Figure 3. HIV-1 P6-PR-RT proviral DNA sequences from longitudinal lymph node samples.

Neighbor joining trees were constructed from single-genome P6-PR-RT proviral sequences obtained from LNMC at 2 time points: the first prior to ART initiation or after 11.4 or 4.3 years on ART (dark blue triangles) and the second approximately 1 year later (light blue triangles). Diversity, divergence, and root-to-tip distances were measured as described in the legend to Figure 1. Black arrows indicate clonal sequences present at both time points, and red arrows indicate sequences matching virus that grew in the viral outgrowth assay. A is rooted on the HIV-1 subtype C consensus sequence, and B and C are rooted on the subtype B consensus sequence. Sequences containing G to A hypermutation and/or stop codons in open reading frames (indicated by shaded boxes) were excluded from all analyses. Results from a total of 6 samples (2 samples each from 3 patients) are represented in this figure.
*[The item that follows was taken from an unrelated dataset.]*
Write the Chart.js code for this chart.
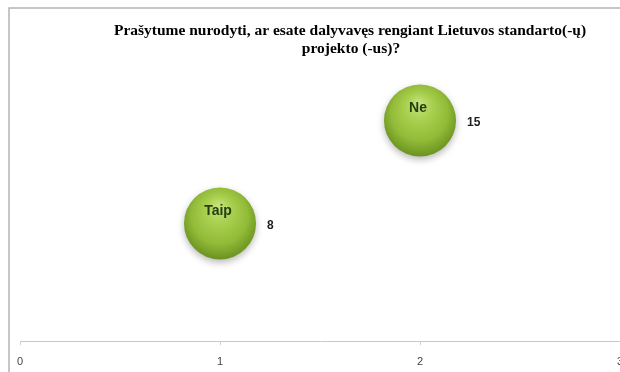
<!DOCTYPE html>
<html>
<head>
<meta charset="utf-8">
<script src="https://cdn.jsdelivr.net/npm/chart.js@4"></script>
<style>
  html, body { margin: 0; padding: 0; background: #fff; overflow: hidden; }
  #wrap { position: relative; width: 672px; height: 377px; margin-left: -16px; }
</style>
</head>
<body>
<div id="wrap"><canvas id="myChart"></canvas></div>
<script>
// answers and counts
var categories = ["Taip", "Ne"];
var xValues = [1, 2];
var counts = [8, 15];
var titleLines = ["Prašytume nurodyti, ar esate dalyvavęs rengiant Lietuvos standarto(-ų)", "projekto (-us)?"];

// canvas is shifted left by this much inside the page
var shift = 16;

var points = categories.map(function(c, i){
  return { x: xValues[i], y: counts[i] };
});

var bubbleFill = function(context){
  var chart = context.chart;
  var raw = context.raw;
  if(!raw || !chart.chartArea || !chart.scales.x || !chart.scales.y) return "#8db83a";
  var cx = chart.scales.x.getPixelForValue(raw.x);
  var cy = chart.scales.y.getPixelForValue(raw.y);
  if(!isFinite(cx) || !isFinite(cy)) return "#8db83a";
  var r = 36;
  var g = chart.ctx.createRadialGradient(cx - r*0.05, cy - r*0.5, 0, cx, cy - r*0.1, r*1.12);
  g.addColorStop(0, "#c8e37e");
  g.addColorStop(0.35, "#a8cf4e");
  g.addColorStop(0.7, "#92bb38");
  g.addColorStop(0.88, "#79a229");
  g.addColorStop(1, "#6a9020");
  return g;
};

var frame = {
  id: "frame",
  beforeDraw: function(chart){
    var c = chart.ctx;
    c.save();
    c.fillStyle = "#fff";
    c.fillRect(0, 0, chart.width, chart.height);
    c.strokeStyle = "#b4b4b4";
    c.lineWidth = 1.5;
    c.beginPath();
    c.moveTo(9 + shift, chart.height);
    c.lineTo(9 + shift, 8);
    c.lineTo(chart.width, 8);
    c.stroke();
    c.restore();
  },
  beforeDatasetsDraw: function(chart){
    chart.ctx.save();
    chart.ctx.shadowColor = "rgba(0,0,0,0.28)";
    chart.ctx.shadowBlur = 7;
    chart.ctx.shadowOffsetY = 3;
  },
  afterDatasetsDraw: function(chart){
    chart.ctx.restore();
  },
  afterDraw: function(chart){
    var c = chart.ctx;
    c.save();
    // title
    c.fillStyle = "#000";
    c.font = "bold 15.5px 'Liberation Serif'";
    c.textAlign = "center";
    c.textBaseline = "middle";
    c.fillText(titleLines[0], 350 + shift, 31);
    c.fillText(titleLines[1], 351 + shift, 49);
    // labels
    var meta = chart.getDatasetMeta(0);
    meta.data.forEach(function(el, i){
      var r = el.options.radius;
      c.textAlign = "center";
      c.fillStyle = "#234010";
      c.font = "bold 14px 'Liberation Sans'";
      c.fillText(categories[i], el.x - 2, el.y - 12);
      c.textAlign = "left";
      c.fillStyle = "#222";
      c.font = "bold 12px 'Liberation Sans'";
      c.fillText(counts[i], el.x + r + 11, el.y + 2);
    });
    c.restore();
  }
};

var ctx = document.getElementById("myChart");
var chart = new Chart(ctx, {
  type: "bubble",
  data: {
    datasets: [{
      label: "Atsakymai",
      data: points,
      radius: 36,
      backgroundColor: bubbleFill,
      borderWidth: 0
    }]
  },
  options: {
    responsive: true,
    maintainAspectRatio: false,
    animation: false,
    events: [],
    layout: { padding: { top: 47, left: 20, right: 20, bottom: 0 } },
    plugins: {
      legend: { display: false },
      tooltip: { enabled: false }
    },
    scales: {
      x: {
        type: "linear",
        min: 0,
        max: 3,
        afterFit: function(scale){ scale.height = 30; },
        grid: { display: true, drawOnChartArea: false, drawTicks: true, tickLength: 4, color: "#d0d0d0" },
        border: { display: true, color: "#c8c8c8", width: 1 },
        ticks: { stepSize: 1, padding: 10, color: "#444", font: { family: "'Liberation Sans'", size: 11 } }
      },
      y: {
        display: false,
        min: 0,
        max: 20
      }
    }
  },
  plugins: [frame]
});
</script>
</body>
</html>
Figure 4. HIV-1 cell-associated RNA sequences obtained from single cells in peripheral blood and in lymph nodes during ART.

Neighbor joining trees were constructed from single-genome P6-PR-RT proviral DNA and cell-associated HIV-1 RNA sequences obtained from paired PBMCs and LNMCs sampled during continuous viral suppression on ART. Black and blue triangles indicate HIV-1 DNA sequences from PBMCs and LNMCs, respectively; solid squares and hollow squares indicate HIV-1 RNA sequences from PBMCs and LNMCs, respectively. Squares with no genetic difference of the same color indicate sequences that are assumed to be from the expression of single infected cells. Black arrows indicate sequences detected in probable clones in both the samples. The yellow arrow indicates a sequence detected in rebound plasma viremia. Trees are rooted on the subtype B consensus sequence. Results from a total of 8 samples (4 samples each from 2 patients) are represented in this figure.
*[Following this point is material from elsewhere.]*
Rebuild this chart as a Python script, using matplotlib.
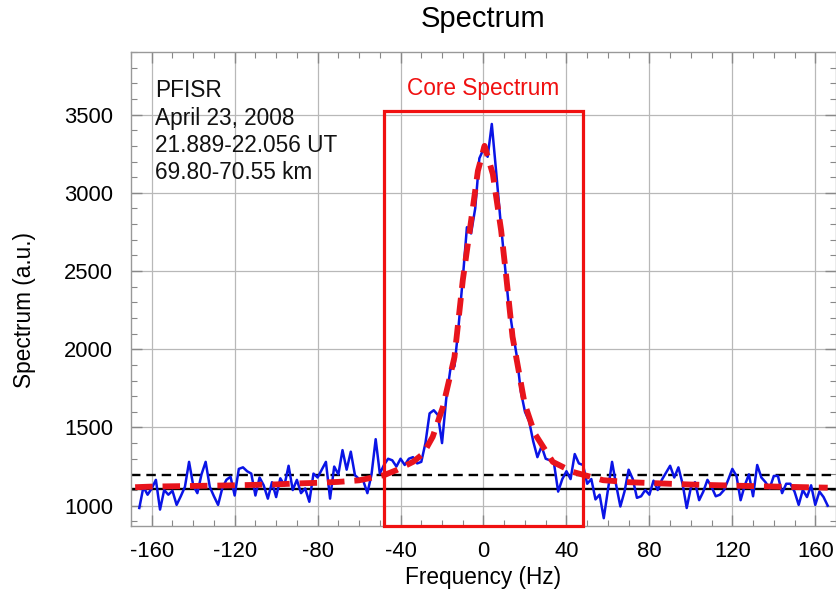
import matplotlib
matplotlib.use("Agg")
import matplotlib.pyplot as plt
from matplotlib.patches import Rectangle
from matplotlib.ticker import MultipleLocator

plt.rcParams['font.family'] = ['Liberation Sans', 'DejaVu Sans']
plt.rcParams['axes.unicode_minus'] = False

# measured spectrum (blue)
freq = list(range(-166, 168, 2))
spectrum = [
    985, 1120, 1070, 1110, 1165, 975, 1100, 1070, 1095, 1005,   # -166..-148
    1060, 1120, 1280, 1130, 1080, 1200, 1280, 1120, 1060, 1005,  # -146..-128
    1110, 1165, 1185, 1065, 1235, 1245, 1220, 1205, 1065, 1180,  # -126..-108
    1130, 1045, 1150, 1055, 1175, 1130, 1255, 1100, 1165, 1080,  # -106..-88
    1110, 1025, 1205, 1180, 1230, 1280, 1045, 1250, 1200, 1355,  # -86..-68
    1230, 1345, 1195, 1170, 1160, 1080, 1200, 1425, 1205, 1260,  # -66..-48
    1300, 1290, 1250, 1300, 1260, 1300, 1310, 1270, 1280, 1400,  # -46..-28
    1590, 1610, 1580, 1400, 1680, 1870, 1890, 2150, 2450, 2780,  # -26..-8
    2740, 2900, 3220, 3280, 3230, 3440, 3150, 2850, 2580, 2300,  # -6..12
    2120, 1960, 1730, 1600, 1540, 1410, 1310, 1380, 1300, 1290,  # 14..32
    1270, 1090, 1170, 1220, 1170, 1330, 1270, 1260, 1140, 1170,  # 34..52
    1040, 1070, 920, 1100, 1280, 1130, 995, 1090, 1230, 1170,    # 54..72
    1050, 1060, 1100, 1070, 1160, 1100, 1165, 1210, 1255, 1180,  # 74..92
    1245, 1140, 985, 1115, 1150, 1035, 1090, 1165, 1120, 1060,   # 94..112
    1070, 1100, 1165, 1235, 1190, 1035, 1130, 1200, 1060, 1260,  # 114..132
    1180, 1150, 1110, 1190, 1190, 1080, 1140, 1140, 1090, 1005,  # 134..152
    1100, 1055, 1130, 1005, 1090, 1055, 1000,                    # 154..166
]

# fitted spectrum (red dashed)
fit_freq = [-168, -160, -140, -120, -100, -90, -80, -70, -60, -48, -42, -34, -29,
            -24.5, -19.6, -14, -10, -6, -2.7, 0.5, 4.5, 8.5, 11, 14, 19.8, 24.6,
            33.4, 43, 57.6, 70, 100, 130, 166]
fit_vals = [1118, 1122, 1126, 1130, 1136, 1142, 1146, 1152, 1162, 1195, 1227, 1280, 1333,
            1440, 1630, 1950, 2440, 2820, 3140, 3300, 3120, 2760, 2460, 2080, 1654, 1463,
            1280, 1216, 1163, 1150, 1135, 1125, 1115]

baseline_solid = 1105
baseline_dashed = 1193
core_lo, core_hi, core_top = -48, 48, 3525

info_text = "PFISR\nApril 23, 2008\n21.889-22.056 UT\n69.80-70.55 km"

fig = plt.figure(figsize=(8.37, 5.94), dpi=100)
ax = fig.add_axes([131/837, 1-526/594, 705/837, 474/594])

ax.set_xlim(-170, 170)
ax.set_ylim(870, 3900)

ax.grid(True, which='major', color='#b8b8b8', lw=0.9)
ax.set_axisbelow(True)

ax.axhline(baseline_solid, color='black', lw=1.7, zorder=2)
ax.axhline(baseline_dashed, color='black', lw=1.7, ls=(0, (4, 2.5)), zorder=2)

ax.plot(freq, spectrum, color='#0a14e6', lw=1.8, zorder=3)
ax.plot(fit_freq, fit_vals, color='#e8141c', lw=4.2, dashes=(3.0, 1.7), zorder=4)

rect = Rectangle((core_lo, 870), core_hi - core_lo, core_top - 870, fill=False,
                 edgecolor='#f01010', lw=2.3, zorder=5, clip_on=False)
ax.add_patch(rect)
ax.text(0, 3665, "Core Spectrum", color='#f01010', fontsize=16.3, ha='center', va='center')

ax.text(0.034, 0.942, info_text, transform=ax.transAxes, fontsize=16.3,
        ha='left', va='top', linespacing=1.23, color='#111111')

ax.xaxis.set_major_locator(MultipleLocator(40))
ax.xaxis.set_minor_locator(MultipleLocator(10))
ax.yaxis.set_major_locator(MultipleLocator(500))
ax.yaxis.set_minor_locator(MultipleLocator(100))
ax.tick_params(which='both', direction='in', top=True, right=True, color='#888888')
ax.tick_params(which='major', length=8, width=1)
ax.tick_params(which='minor', length=4.5, width=0.8)
ax.tick_params(axis='x', which='major', labelsize=15.8, pad=11)
ax.tick_params(axis='y', which='major', labelsize=15.8, pad=13)
ax.set_yticks([1000, 1500, 2000, 2500, 3000, 3500])
for s in ax.spines.values():
    s.set_color('#999999')
    s.set_linewidth(1.0)

ax.set_xlabel("Frequency (Hz)", fontsize=16.3)
ax.xaxis.set_label_coords((483-131)/705, -(566-526)/474)
ax.set_ylabel("Spectrum (a.u.)", fontsize=16.3)
ax.yaxis.set_label_coords(-(131-36)/705, (526-310)/474)

fig.text(483/837, 1-19/594, "Spectrum", fontsize=21, ha='center', va='center')

fig.savefig("out.png", dpi=100)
Figure 5. HIV-1 cell-associated RNA from single cells in peripheral blood prior to and during long-term ART.

Neighbor joining trees were constructed from single-genome P6-PR-RT proviral DNA and cell-associated HIV-1 RNA sequences obtained from PBMCs sampled prior to ART initiation (hollow triangles indicate proviral sequences, hollow squares indicate RNA sequences) and after 1.8–11.4 years of viral suppression on ART (solid triangles indicate proviral sequences, solid squares indicate RNA sequences). Squares of the same color indicate sequences that are assumed to be from the expression of single infected cells. The blue arrows indicate high expressing cells (>20 HIV-1 RNA copies), and red arrows indicate sequences matching virus that grew in the viral outgrowth assay. A is rooted on the HIV-1 subtype C consensus sequence, and B and C are rooted on the subtype B consensus sequence. Results from a total of 12 samples (4 samples each from 3 patients) are represented in this figure.

Figure 6. HIV-1 root-to-tip distances normalized to pre-ART average.
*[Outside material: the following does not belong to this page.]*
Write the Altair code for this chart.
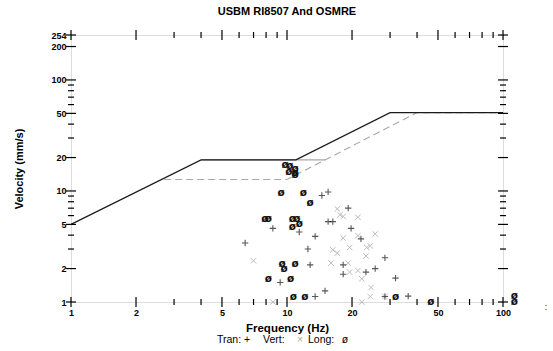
import altair as alt
import pandas as pd

# ---------------- data ----------------
tran_f = [14.5, 15.5, 8.6, 15.5, 16.3, 19.2, 19.8, 11.4, 13.5, 6.4, 12.5, 12.8, 18.2, 18.2,
          23.2, 25.6, 28.4, 31.8, 15.0, 13.5, 36.4, 28.4, 9.3, 22.0]
tran_v = [9.1, 9.8, 4.6, 5.3, 5.3, 7.0, 4.6, 4.27, 3.9, 3.4, 3.0, 2.16, 2.16, 1.78,
          1.86, 2.0, 2.5, 1.64, 1.26, 1.12, 1.13, 1.12, 1.5, 3.7]

vert_f = [17.1, 17.6, 18.2, 21.3, 25.6, 21.3, 18.2, 7.0, 19.5, 16.3, 17.1, 23.4, 24.3, 23.2,
          16.0, 19.2, 19.5, 21.3, 22.2, 24.5, 24.3, 22.2, 8.6, 28.4]
vert_v = [6.9, 6.1, 5.9, 5.8, 4.1, 3.96, 3.77, 2.35, 3.1, 2.95, 2.76, 3.1, 3.2, 2.6,
          2.24, 2.24, 1.86, 1.92, 1.62, 1.35, 1.12, 1.0, 1.0, 1.12]

long_f = [9.8, 10.3, 10.9, 10.2, 10.9, 10.9, 9.4, 11.9, 12.8, 7.9, 8.2, 10.6, 11.1, 11.4, 10.6,
          9.5, 10.9, 9.7, 8.2, 10.4, 10.7, 12.1, 31.8, 46.4, 113, 113]
long_v = [17.1, 16.8, 15.9, 14.9, 14.6, 13.9, 9.5, 9.5, 7.8, 5.65, 5.65, 5.6, 5.6, 5.0, 4.7,
          2.2, 2.2, 1.99, 1.6, 1.6, 1.1, 1.1, 1.1, 1.0, 1.14, 1.0]

osmre_f = [1, 4, 11, 30, 100]
osmre_v = [5.0, 19.05, 19.05, 50.8, 50.8]
usbm_plaster_f = [2.7, 10, 15, 40, 100]
usbm_plaster_v = [12.7, 12.7, 19.05, 50.8, 50.8]
usbm_drywall_f = [4, 15]
usbm_drywall_v = [19.05, 19.05]

x_major = [1, 2, 5, 10, 20, 50, 100]
x_minor = [3, 4, 6, 7, 8, 9, 30, 40, 60, 70, 80, 90]
y_major = [1, 2, 5, 10, 20, 50, 100, 200, 254]
y_minor = [3, 4, 6, 7, 8, 9, 30, 40, 60, 70, 80, 90]

W, H = 432, 267
FONT = "Liberation Sans"

xs = alt.Scale(type="log", domain=[1, 100], nice=False)
ys = alt.Scale(type="log", domain=[1, 254], nice=False)
xaxis = alt.Axis(values=x_major, format="d", ticks=False, domain=False, grid=False,
                 labelFont=FONT, labelFontSize=9, labelFontWeight="bold", labelPadding=6,
                 labelColor="black", labelFlush=False,
                 title="Frequency (Hz)", titleFont=FONT, titleFontSize=11.5,
                 titleFontWeight="bold", titlePadding=5, titleColor="black")
yaxis = alt.Axis(values=y_major, format="d", ticks=False, domain=False, grid=False,
                 labelFont=FONT, labelFontSize=9, labelFontWeight="bold", labelPadding=5,
                 labelColor="black", labelFlush=False,
                 title="Velocity (mm/s)", titleFont=FONT, titleFontSize=11,
                 titleFontWeight="bold", titlePadding=26, titleColor="black")

X = lambda f: alt.X(f"{f}:Q", scale=xs, axis=xaxis)
Y = lambda f: alt.Y(f"{f}:Q", scale=ys, axis=yaxis)

tran = pd.DataFrame({"f": tran_f, "v": tran_v})
vert = pd.DataFrame({"f": vert_f, "v": vert_v})
lng = pd.DataFrame({"f": long_f, "v": long_v})

def line_df(fs, vs):
    return pd.DataFrame({"f": fs, "v": vs, "o": list(range(len(fs)))})

drywall = alt.Chart(line_df(usbm_drywall_f, usbm_drywall_v)).mark_line(
    color="#a8a8a8", strokeWidth=1.2).encode(x=X("f"), y=Y("v"), order="o:Q")
plaster = alt.Chart(line_df(usbm_plaster_f, usbm_plaster_v)).mark_line(
    color="#a8a8a8", strokeWidth=1.1, strokeDash=[7, 4]).encode(x=X("f"), y=Y("v"), order="o:Q")
osmre = alt.Chart(line_df(osmre_f, osmre_v)).mark_line(
    color="#1a1a1a", strokeWidth=1.2).encode(x=X("f"), y=Y("v"), order="o:Q")

plus_path = "M-1,0L1,0M0,-1L0,1"
x_path = "M-1,-1L1,1M-1,1L1,-1"
tran_pts = alt.Chart(tran).mark_point(shape=plus_path, size=40, filled=False,
                                      color="#111", strokeWidth=1.1).encode(x=X("f"), y=Y("v"))
vert_pts = alt.Chart(vert).mark_point(shape=x_path, size=30, filled=False,
                                      color="#a0a0a0", strokeWidth=1).encode(x=X("f"), y=Y("v"))
long_pts = alt.Chart(lng).mark_text(text="ø", font="DejaVu Sans", fontSize=10.5,
                                    fontWeight="bold", color="#111").encode(x=X("f"), y=Y("v"))

def xticks(vals, half):
    df = pd.DataFrame({"t": vals})
    bot = alt.Chart(df).mark_rule(color="black", strokeWidth=1.2).encode(
        x=X("t"), y=alt.value(H - half), y2=alt.value(H + half))
    top = alt.Chart(df).mark_rule(color="black", strokeWidth=1.2).encode(
        x=X("t"), y=alt.value(-half), y2=alt.value(half))
    return [bot, top]

def yticks(vals, half):
    df = pd.DataFrame({"t": vals})
    left = alt.Chart(df).mark_rule(color="black", strokeWidth=1.2).encode(
        y=Y("t"), x=alt.value(-half), x2=alt.value(half))
    right = alt.Chart(df).mark_rule(color="black", strokeWidth=1.2).encode(
        y=Y("t"), x=alt.value(W - half), x2=alt.value(W + half))
    return [left, right]

ticks = xticks(x_major, 5) + xticks(x_minor, 3) + yticks(y_major, 5) + yticks(y_minor, 3)

one = pd.DataFrame({"a": [0]})
def label(txt, x, align="left", color="black"):
    return alt.Chart(one).mark_text(
        text=txt, font=FONT, fontSize=10.5, align=align, baseline="middle",
        color=color).encode(x=alt.value(x), y=alt.value(305))

legend = [
    label("Tran: +", 146),
    label("Vert:", 192),
    label("×", 229, align="center", color="#aaaaaa"),
    label("Long:", 237),
    label("ø", 274, align="center"),
]
stray = alt.Chart(one).mark_text(
    text=":", font=FONT, fontSize=9, align="center", baseline="middle",
    color="black").encode(x=alt.value(475), y=alt.value(272))

chart = alt.layer(
    drywall, plaster, osmre, vert_pts, tran_pts, long_pts, *ticks, *legend, stray
).properties(
    width=W, height=H,
    title=alt.TitleParams("USBM RI8507 And OSMRE", font=FONT, fontSize=11,
                          fontWeight="bold", color="black", anchor="middle", offset=12),
    autosize=alt.AutoSizeParams(type="none"),
    padding={"left": 71, "top": 35, "right": 50, "bottom": 49},
).configure_view(stroke="black", strokeWidth=1.5).configure(background="white")

chart.save("out.html", embed_options={"renderer": "svg", "actions": False})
Signed relative standard deviations were calculated for each sequence (including either all sequences or only each distinct variant) from each patient, as described in Methods. These data were separated into categories of pre-ART, on-ART PBMCs, and on-ART LNMCs, and the values from all patients were aggregated and plotted separately for each group in red, grey, and blue for pre-ART, on-ART PBMCs, and on-ART LNMCs, respectively, in bin sizes of 1 SD. A negative relative standard deviation indicates a regression from the mean and a positive value indicates an increase from the mean. Patient 2669 was excluded from this analysis due to lack of pre-ART sampling. Sequences from patient 2661 included pre-ART plasma sequence data, and sequences from patient 3720 included both pre-ART PBMC and LNMC data. All sequences containing G to A hypermutation and/or stop codons in open reading frames were excluded from the analysis. The number of samples for each panel was 4.